This is interesting, E. I think you make great points about the process of gentrification and how creating a cultural district or any sort of institutionalized "cultural space" has the effect of alienating the very people such institutions often purport to protect (or be in service of.) This is quite compelling.

I think your digging around into the history of the people affiliated with these organizations however has the potential to undermine your arguments. It reads as if you are trying to prove the behavior of these people is intentional (and intentionally bad.) As if the next step might be to say, "And he also beats his wife!"

These biographical details seem presented in order to prove to your reader that various people are entrenched within the system, aiming to protect certain values and hierarchies and so on. But I think your arguments would be more persuasive if you looked at the effects of these sorts of gentrification processes in various cities, over time, and focused less on trying to prove some kind of link between all the past behaviors of these individuals.

For instance, if I see a movie and decide that movie is perpetuating certain ideological principles, do I then need to root around in that director's bio to prove he has ties to this and that capitalistic, patriarchal enterprise? I don't think so. I think it runs the risk of being ad-hominem. Or, ad-homenim-ish.

I really do like the arguments you make about how the city changes as these cultural institutions arise. I'd rather learn of the history of these sorts of processes than the biographic details, the who's-who-in-venture capitalism, which I think does your arguments a disservice.

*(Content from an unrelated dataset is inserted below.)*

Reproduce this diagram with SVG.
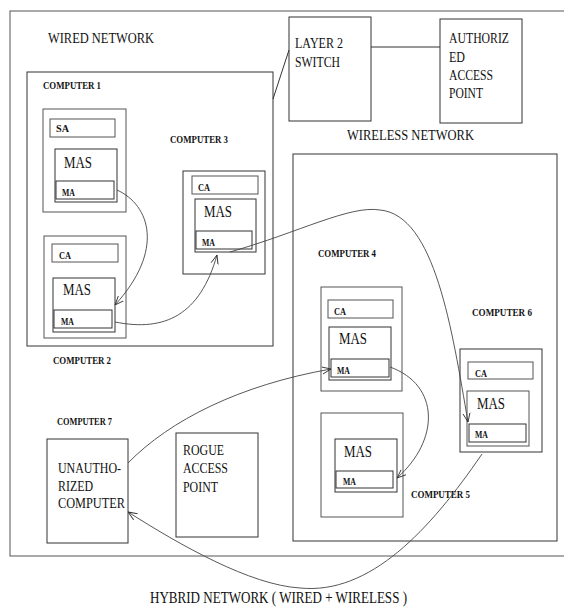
<svg xmlns="http://www.w3.org/2000/svg" width="564" height="608" viewBox="0 0 564 608">
<defs>
<style>
.b{fill:none;stroke:#333;stroke-width:1}
.g{fill:none;stroke:#555;stroke-width:1}
text{font-family:"Liberation Serif","Times New Roman",serif;fill:#111}
.t{font-size:14.5px}
.m{font-size:16px}
.s{font-size:11px;font-weight:bold}
.a{font-size:10px;font-weight:bold}
.h{font-size:16.5px}
.c{fill:none;stroke:#444;stroke-width:0.9}
</style>
<marker id="ah" viewBox="0 0 10 10" refX="10" refY="5" markerWidth="9" markerHeight="9" orient="auto" markerUnits="userSpaceOnUse">
<path d="M0,1 L10,5 L0,9" fill="none" stroke="#333" stroke-width="1"/>
</marker>
</defs>
<rect width="564" height="608" fill="#fff"/>

<g id="hybrid-network">
<rect class="g" x="10" y="11" width="560" height="545"/>
<text class="t" x="48" y="43" textLength="106" lengthAdjust="spacingAndGlyphs">WIRED NETWORK</text>
<text class="h" x="150" y="603" textLength="257" lengthAdjust="spacingAndGlyphs">HYBRID NETWORK ( WIRED + WIRELESS )</text>
</g>

<g id="wireless-network">
<rect class="b" x="293" y="154" width="264" height="387"/>
<text class="t" x="347" y="140" textLength="127" lengthAdjust="spacingAndGlyphs">WIRELESS NETWORK</text>
</g>

<g id="layer2-switch">
<rect class="b" x="289" y="17" width="82" height="104"/>
<text class="t" x="295" y="48" textLength="48" lengthAdjust="spacingAndGlyphs">LAYER 2</text>
<text class="t" x="295" y="67" textLength="45" lengthAdjust="spacingAndGlyphs">SWITCH</text>
</g>

<g id="authorized-ap">
<rect class="b" x="440" y="19" width="82" height="104"/>
<text class="t" x="449" y="43" textLength="60" lengthAdjust="spacingAndGlyphs">AUTHORIZ</text>
<text class="t" x="449" y="62" textLength="16" lengthAdjust="spacingAndGlyphs">ED</text>
<text class="t" x="449" y="80" textLength="44" lengthAdjust="spacingAndGlyphs">ACCESS</text>
<text class="t" x="449" y="98" textLength="34" lengthAdjust="spacingAndGlyphs">POINT</text>
</g>

<g id="wired-lan">
<rect class="b" x="27" y="72" width="246" height="274"/>
</g>

<g id="computer1">
<text class="s" x="43" y="89" textLength="58" lengthAdjust="spacingAndGlyphs">COMPUTER 1</text>
<rect class="g" x="43" y="109" width="83" height="103"/>
<rect class="g" x="50" y="119" width="65" height="18"/>
<text class="a" x="56" y="132" textLength="13" lengthAdjust="spacingAndGlyphs">SA</text>
<rect class="b" x="55" y="149" width="62" height="53"/>
<text class="m" x="64" y="168" textLength="28" lengthAdjust="spacingAndGlyphs">MAS</text>
<rect class="b" x="56" y="181" width="58" height="18"/>
<text class="a" x="62" y="196" textLength="13" lengthAdjust="spacingAndGlyphs">MA</text>
</g>

<g id="computer2">
<rect class="g" x="44" y="236" width="82" height="102"/>
<rect class="g" x="52" y="244" width="66" height="18"/>
<text class="a" x="59" y="259" textLength="12" lengthAdjust="spacingAndGlyphs">CA</text>
<rect class="b" x="53" y="278" width="62" height="54"/>
<text class="m" x="63" y="295" textLength="28" lengthAdjust="spacingAndGlyphs">MAS</text>
<rect class="b" x="54" y="310" width="58" height="18"/>
<text class="a" x="61" y="325" textLength="13" lengthAdjust="spacingAndGlyphs">MA</text>
<text class="s" x="53" y="364" textLength="58" lengthAdjust="spacingAndGlyphs">COMPUTER 2</text>
</g>

<g id="computer3">
<text class="s" x="170" y="143" textLength="58" lengthAdjust="spacingAndGlyphs">COMPUTER 3</text>
<rect class="b" x="183" y="171" width="82" height="103"/>
<rect class="g" x="192" y="176" width="66" height="18"/>
<text class="a" x="198" y="191" textLength="12" lengthAdjust="spacingAndGlyphs">CA</text>
<rect class="b" x="195" y="199" width="61" height="53"/>
<text class="m" x="204" y="217" textLength="28" lengthAdjust="spacingAndGlyphs">MAS</text>
<rect class="b" x="196" y="231" width="56" height="18"/>
<text class="a" x="202" y="246" textLength="13" lengthAdjust="spacingAndGlyphs">MA</text>
</g>

<g id="computer4">
<text class="s" x="318" y="257" textLength="58" lengthAdjust="spacingAndGlyphs">COMPUTER 4</text>
<rect class="g" x="321" y="287" width="81" height="104"/>
<rect class="g" x="328" y="300" width="65" height="18"/>
<text class="a" x="334" y="315" textLength="12" lengthAdjust="spacingAndGlyphs">CA</text>
<rect class="b" x="329" y="327" width="62" height="53"/>
<text class="m" x="339" y="344" textLength="28" lengthAdjust="spacingAndGlyphs">MAS</text>
<rect class="b" x="331" y="359" width="58" height="18"/>
<text class="a" x="337" y="374" textLength="13" lengthAdjust="spacingAndGlyphs">MA</text>
</g>

<g id="computer5">
<rect class="g" x="321" y="413" width="82" height="104"/>
<rect class="b" x="335" y="439" width="62" height="53"/>
<text class="m" x="344" y="457" textLength="28" lengthAdjust="spacingAndGlyphs">MAS</text>
<rect class="b" x="336" y="471" width="57" height="17"/>
<text class="a" x="343" y="485" textLength="13" lengthAdjust="spacingAndGlyphs">MA</text>
<text class="s" x="411" y="498" textLength="59" lengthAdjust="spacingAndGlyphs">COMPUTER 5</text>
</g>

<g id="computer6">
<text class="s" x="472" y="316" textLength="60" lengthAdjust="spacingAndGlyphs">COMPUTER 6</text>
<rect class="b" x="460" y="349" width="82" height="103"/>
<rect class="g" x="468" y="362" width="65" height="17"/>
<text class="a" x="475" y="377" textLength="12" lengthAdjust="spacingAndGlyphs">CA</text>
<rect class="g" x="467" y="391" width="62" height="55"/>
<text class="m" x="477" y="409" textLength="28" lengthAdjust="spacingAndGlyphs">MAS</text>
<rect class="b" x="469" y="424" width="57" height="18"/>
<text class="a" x="475" y="438" textLength="13" lengthAdjust="spacingAndGlyphs">MA</text>
</g>

<g id="computer7">
<text class="s" x="57" y="425" textLength="55" lengthAdjust="spacingAndGlyphs">COMPUTER 7</text>
<rect class="b" x="47" y="439" width="81" height="104"/>
<text class="t" x="58" y="473" textLength="63" lengthAdjust="spacingAndGlyphs">UNAUTHO-</text>
<text class="t" x="58" y="491" textLength="35" lengthAdjust="spacingAndGlyphs">RIZED</text>
<text class="t" x="58" y="508" textLength="67" lengthAdjust="spacingAndGlyphs">COMPUTER</text>
</g>

<g id="rogue-ap">
<rect class="b" x="176" y="433" width="82" height="104"/>
<text class="t" x="183" y="455" textLength="41" lengthAdjust="spacingAndGlyphs">ROGUE</text>
<text class="t" x="183" y="473" textLength="45" lengthAdjust="spacingAndGlyphs">ACCESS</text>
<text class="t" x="183" y="492" textLength="35" lengthAdjust="spacingAndGlyphs">POINT</text>
</g>

<g id="connectors">
<line class="b" x1="273" y1="99" x2="289" y2="50"/>
<line class="b" x1="371" y1="47" x2="440" y2="47"/>
<path class="c" d="M117,190 C150,205 165,250 115,305" marker-end="url(#ah)"/>
<path class="c" d="M115,322 C165,332 200,315 217,255" marker-end="url(#ah)"/>
<path class="c" d="M230,252 C300,232 350,205 380,210 C435,215 452,330 468,422" marker-end="url(#ah)"/>
<path class="c" d="M390,367 C440,385 440,440 397,478" marker-end="url(#ah)"/>
<path class="c" d="M128,463 C170,420 240,385 331,369" marker-end="url(#ah)"/>
<path class="c" d="M482,454 C430,530 370,595 300,588 C250,585 180,545 128,512" marker-end="url(#ah)"/>
</g>
</svg>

I also don't agree with your tarnishing of various writers--Tom Perotta, Henriette Power. Here I think you run the risk of promoting a certain type of writing, namely writing that jives with your own personal aesthetic and your own political/ ideological position. It's a position I happen to support and be sympathetic to, but I see no reason to claim other writers are not "actual writers in any meaningful sense," which smacks of elitism and has hints of aesthetic fascism.

Again, though, your points about the adverse effects of creating a cultural district here in Boston are truly interesting.

Edmond Caldwell said...

Hi Becky:

Thank you for your response, although I hardly know what to say in answer to it. Criticism is all well and good at the general level but bad when it gets specific because it’s . . . mean or fascist or something? When mediocrity is held up as excellence, mendacity as public service, and hype and hypocrisy as truth, those with less power should confine themselves only to general analysis of the abuses and never critique the actual, on-the-ground behavior of specific institutions or cite the influence of particular individuals within those institutions?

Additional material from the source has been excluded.